---- Source data
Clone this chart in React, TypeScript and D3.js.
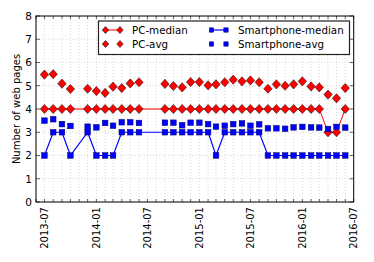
import React from "react";
import * as d3 from "d3";

const months = [
  "2013-07", "2013-08", "2013-09", "2013-10", "2013-12",
  "2014-01", "2014-02", "2014-03", "2014-04", "2014-05", "2014-06",
  "2014-09", "2014-10", "2014-11", "2014-12",
  "2015-01", "2015-02", "2015-03", "2015-04", "2015-05", "2015-06",
  "2015-07", "2015-08", "2015-09", "2015-10", "2015-11", "2015-12",
  "2016-01", "2016-02", "2016-03", "2016-04", "2016-05", "2016-06",
];

const pcMedian = [
  4, 4, 4, 4, 4,
  4, 4, 4, 4, 4, 4,
  4, 4, 4, 4,
  4, 4, 4, 4, 4, 4,
  4, 4, 4, 4, 4, 4,
  4, 4, 4, 3, 3, 4,
];

const pcAvg = [
  5.48, 5.5, 5.09, 4.86, 4.87,
  4.77, 4.69, 4.96, 4.9, 5.1, 5.15,
  5.08, 4.99, 4.93, 5.16,
  5.16, 5.02, 5.06, 5.15, 5.26, 5.19,
  5.23, 5.15, 4.87, 5.06, 5.0, 5.06,
  5.19, 4.97, 4.93, 4.62, 4.46, 4.9,
];

const phoneMedian = [
  2, 3, 3, 2, 3,
  2, 2, 2, 3, 3, 3,
  3, 3, 3, 3,
  3, 3, 2, 3, 3, 3,
  3, 3, 2, 2, 2, 2,
  2, 2, 2, 2, 2, 2,
];

const phoneAvg = [
  3.5, 3.56, 3.35, 3.27, 3.24,
  3.21, 3.4, 3.28, 3.43, 3.43, 3.4,
  3.41, 3.41, 3.3, 3.41,
  3.41, 3.35, 3.24, 3.28, 3.35, 3.38,
  3.28, 3.34, 3.17, 3.17, 3.15, 3.21,
  3.23, 3.21, 3.2, 3.14, 3.23, 3.2,
];

const xTickLabels = ["2013-07", "2014-01", "2014-07", "2015-01", "2015-07", "2016-01", "2016-07"];
const yTicks = [0, 1, 2, 3, 4, 5, 6, 7, 8];
const yLabel = "Number of web pages";
const legendNames = ["PC-median", "PC-avg", "Smartphone-median", "Smartphone-avg"];

const W = 374, H = 262;
const L = 36, R = 353.7, T = 16, B = 202;
const FONT = "DejaVu Sans, sans-serif";
const RED = "#ff0000";
const BLUE = "#0000ff";

const parse = d3.timeParse("%Y-%m");

export default function App() {
  const x = d3.scaleTime().domain([new Date(2013, 5, 1), new Date(2016, 6, 1)]).range([L, R]);
  const y = d3.scaleLinear().domain([0, 8]).range([B, T]);
  const dates = months.map((m) => parse(m) as Date);
  const monthTicks = x.ticks(d3.timeMonth.every(1) as any);

  const line = d3.line<number>().x((_, i) => x(dates[i])).y((v) => y(v));

  const diamond = (cx: number, cy: number, key: string, s = 1) => (
    <path key={key} d={`M${cx},${cy - 4.6 * s}L${cx + 4.2 * s},${cy}L${cx},${cy + 4.6 * s}L${cx - 4.2 * s},${cy}Z`}
      fill={RED} stroke="#000" strokeWidth={0.5} />
  );
  const square = (cx: number, cy: number, key: string, s = 1) => (
    <rect key={key} x={cx - 2.8 * s} y={cy - 2.8 * s} width={5.6 * s} height={5.6 * s}
      fill={BLUE} stroke="#00006a" strokeWidth={0.5} />
  );

  // legend layout
  const lgX = 98.5, lgY = 21, lgW = 251, lgH = 33.5;
  const rows = [30, 44];
  const cols = [{ m1: 105.5, m2: 120, tx: 132 }, { m1: 211.5, m2: 226, tx: 238 }];
  const ls = 0.78;

  return (
    <svg width={W} height={H} style={{ position: "absolute", left: 0, top: 0, background: "#fff" }}>
      <rect x={0} y={0} width={W} height={H} fill="#fff" />
      {/* grid */}
      {monthTicks.map((d, i) => (
        <line key={"gx" + i} x1={x(d)} x2={x(d)} y1={T} y2={B} stroke="#b0b0b0" strokeWidth={0.5} strokeDasharray="1,2" />
      ))}
      {yTicks.map((t) => (
        <line key={"gy" + t} x1={L} x2={R} y1={y(t)} y2={y(t)} stroke="#b0b0b0" strokeWidth={0.5} strokeDasharray="1,2" />
      ))}
      {/* ticks */}
      {monthTicks.map((d, i) => (
        <g key={"tx" + i}>
          <line x1={x(d)} x2={x(d)} y1={B} y2={B - 3} stroke="#000" strokeWidth={0.6} />
          <line x1={x(d)} x2={x(d)} y1={T} y2={T + 3} stroke="#000" strokeWidth={0.6} />
        </g>
      ))}
      {yTicks.map((t) => (
        <g key={"ty" + t}>
          <line x1={L} x2={L + 4} y1={y(t)} y2={y(t)} stroke="#000" strokeWidth={0.6} />
          <line x1={R} x2={R - 4} y1={y(t)} y2={y(t)} stroke="#000" strokeWidth={0.6} />
          <text x={L - 4} y={y(t)} dy="0.36em" textAnchor="end" fontFamily={FONT} fontSize={10.5} fill="#000">{t}</text>
        </g>
      ))}
      {xTickLabels.map((lab) => {
        const px = x(parse(lab) as Date);
        return (
          <text key={lab} transform={`translate(${px},${B + 5}) rotate(-90)`} textAnchor="end" dy="0.36em"
            fontFamily={FONT} fontSize={10} fill="#000">{lab}</text>
        );
      })}
      <text transform={`translate(16,${(T + B) / 2}) rotate(-90)`} textAnchor="middle" dy="0.36em"
        fontFamily={FONT} fontSize={10} fill="#000">{yLabel}</text>
      {/* series */}
      <path d={line(pcMedian) || ""} fill="none" stroke={RED} strokeWidth={1} />
      <path d={line(phoneMedian) || ""} fill="none" stroke={BLUE} strokeWidth={1.2} />
      {pcMedian.map((v, i) => diamond(x(dates[i]), y(v), "pm" + i))}
      {pcAvg.map((v, i) => diamond(x(dates[i]), y(v), "pa" + i))}
      {phoneMedian.map((v, i) => square(x(dates[i]), y(v), "sm" + i))}
      {phoneAvg.map((v, i) => square(x(dates[i]), y(v), "sa" + i))}
      {/* frame */}
      <rect x={L} y={T} width={R - L} height={B - T} fill="none" stroke="#000" strokeWidth={1} />
      {/* legend */}
      <rect x={lgX} y={lgY} width={lgW} height={lgH} fill="#fff" stroke="#222" strokeWidth={1.2} />
      {legendNames.map((name, k) => {
        const c = cols[Math.floor(k / 2)];
        const ry = rows[k % 2];
        const isLine = k % 2 === 0;
        const isPC = k < 2;
        return (
          <g key={name}>
            {isLine && <line x1={c.m1} x2={c.m2} y1={ry} y2={ry} stroke={isPC ? RED : BLUE} strokeWidth={isPC ? 1 : 1.2} />}
            {isPC ? diamond(c.m1, ry, name + "a", ls) : square(c.m1, ry, name + "a", ls)}
            {isPC ? diamond(c.m2, ry, name + "b", ls) : square(c.m2, ry, name + "b", ls)}
            <text x={c.tx} y={ry} dy="0.36em" fontFamily={FONT} fontSize={10.3} fill="#000">{name}</text>
          </g>
        );
      })}
    </svg>
  );
}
--------
◆ **Work instructions**
Begin at the top of the material above and output each line exactly, stopping after the line that holds "import * as". Leave out pictures.

◆ **Result for this exercise**
Clone this chart in React, TypeScript and D3.js.
import React from "react";
import * as d3 from "d3";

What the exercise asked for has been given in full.